I was pleasantly surprised when SatNav told me that the journey there would only take me 35 minutes! The map had shown me a dubious unpaved track that I had decided to avoid, but which turned out to be brand new asphalt with the paint still drying on the bright white lines! Time for a change of mind. The disadvantage of such new roads is that they offer few if any opportunities to pull over and usually have a barbed wire fence along both sides to show adjoining landowners where there properties stop, thus reducing the opportunity for farmers to put their diggers through cables etc. Anyway, this was one such road, mainly taking me through agricultural developed land with a Eulychnia confusing me – ‘built’ like E. acida but with the hypanthium like E. breviflora – the words intermediate / hybrids are all too easy to explain this away. No place to pull over for a shot, but might try again on a weekday with perhaps less traffic.

The small town (c 10,000 inhabitants) boasts a huge basilica, built in honour of the Black Virgin. It must have been her birthday, as the town was closed for traffic and everyone was walking in towards the Plaza where music suggested something was happening.

Having gotten here so quickly I tried to find the road out to Hurtado, but failed. So, it was back the way I came, with a short stop at the one lay-by I had identified on the way up – as you can see on the map, there is an impressive road full of switch backs that leads into the hills (S2960). Spotted one clump of cacti – Eriosyce or Copiapoa, too far away to tell, but being on my own was not the time for mountaineering heroics, so a zoom lens picture will have to do.

Back too early, I headed for Tongoy, another seaside resort, for some late lunch empanadas, but this town too was closed for traffic. Market day, it seems. A quick look at Playa Blanca, looking nice and quaint on the map but in reality a mass of new built time share homes on the beach, waiting for the next tsunami.

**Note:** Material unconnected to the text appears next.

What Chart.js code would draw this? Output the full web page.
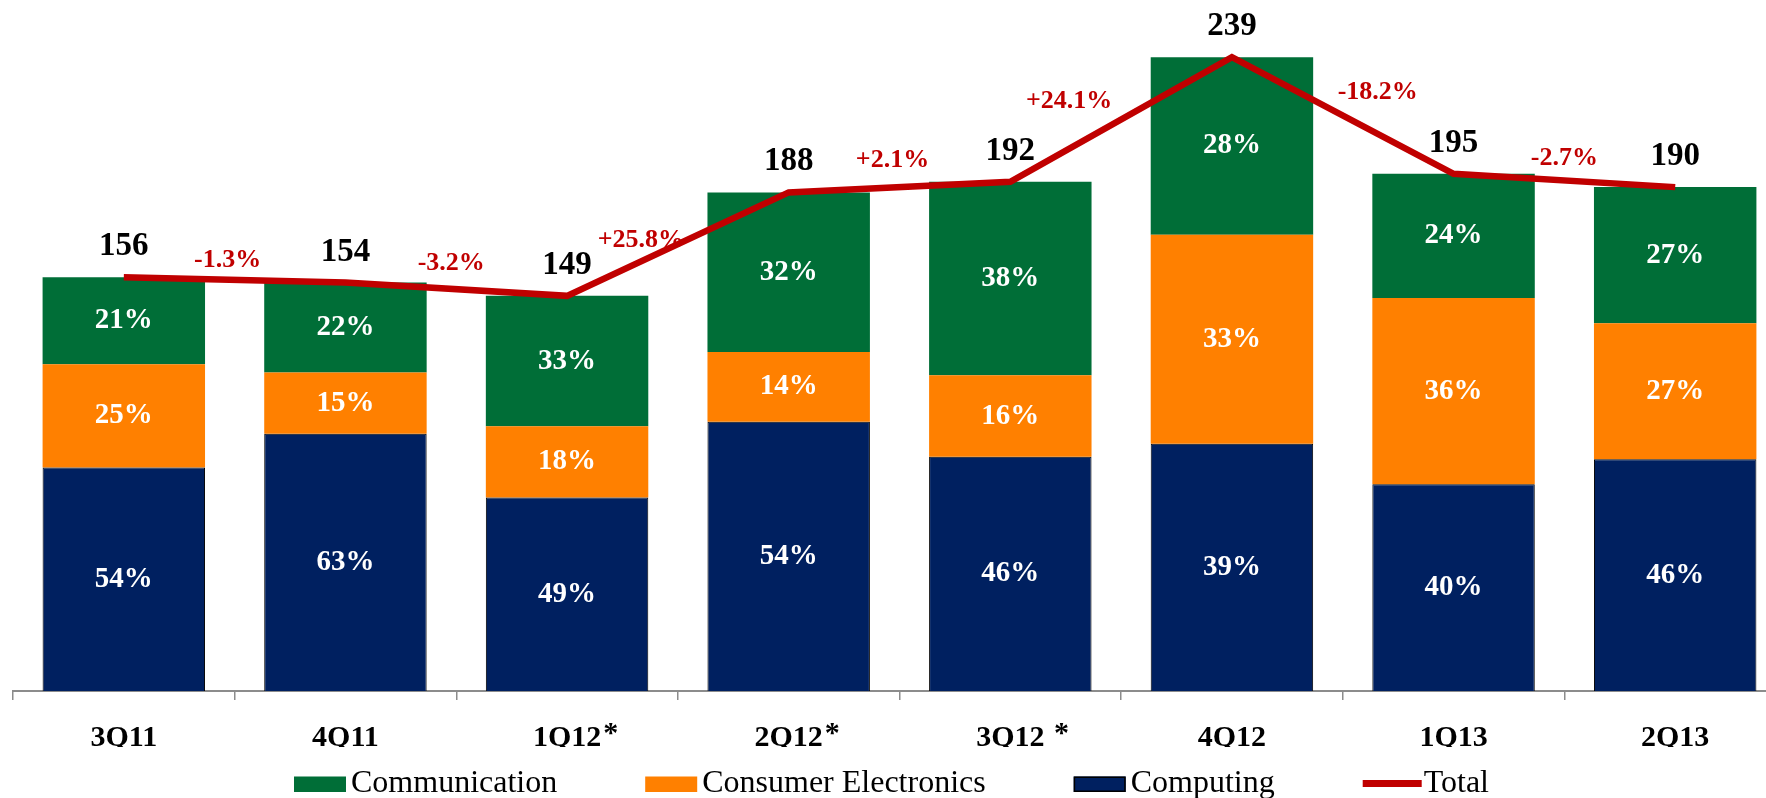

But I did come across the strange Eulychnia breviflora again, so I managed to take some pictures this time (S2962). E. castanea is also still around (northern end of its range). The top part of the hypanthium is ‘bald’, like E. acida, but the lower part is covered in long honey coloured wool, typically of E. breviflora. These were stands of tall, erect stems, taller than the usual stems of E. breviflora seen elsewhere. Flowering was near the top of the stems, but not apical, as is usual in E. breviflora. I believe that I have seen similar flowers before, from memory in 2007, at Totoralillo, one of many locations by that name, this one a tourist spot south of Coquimbo. These differences are not sufficient to consider these plants to be a different taxon, but interesting non the less. Perhaps a population name is justified and as I spotted them first near the village of Tambillo, I guess ‘tambilloensis‘ will do, although its distribution is wider than just this village. More information to check out.

S2962 Eulychnia breviflora fa

S2962 Eulychnia breviflora fa

Off to El Pequeño for dinner soon – beef for a change – if I have any more fish, I’ll grow gills!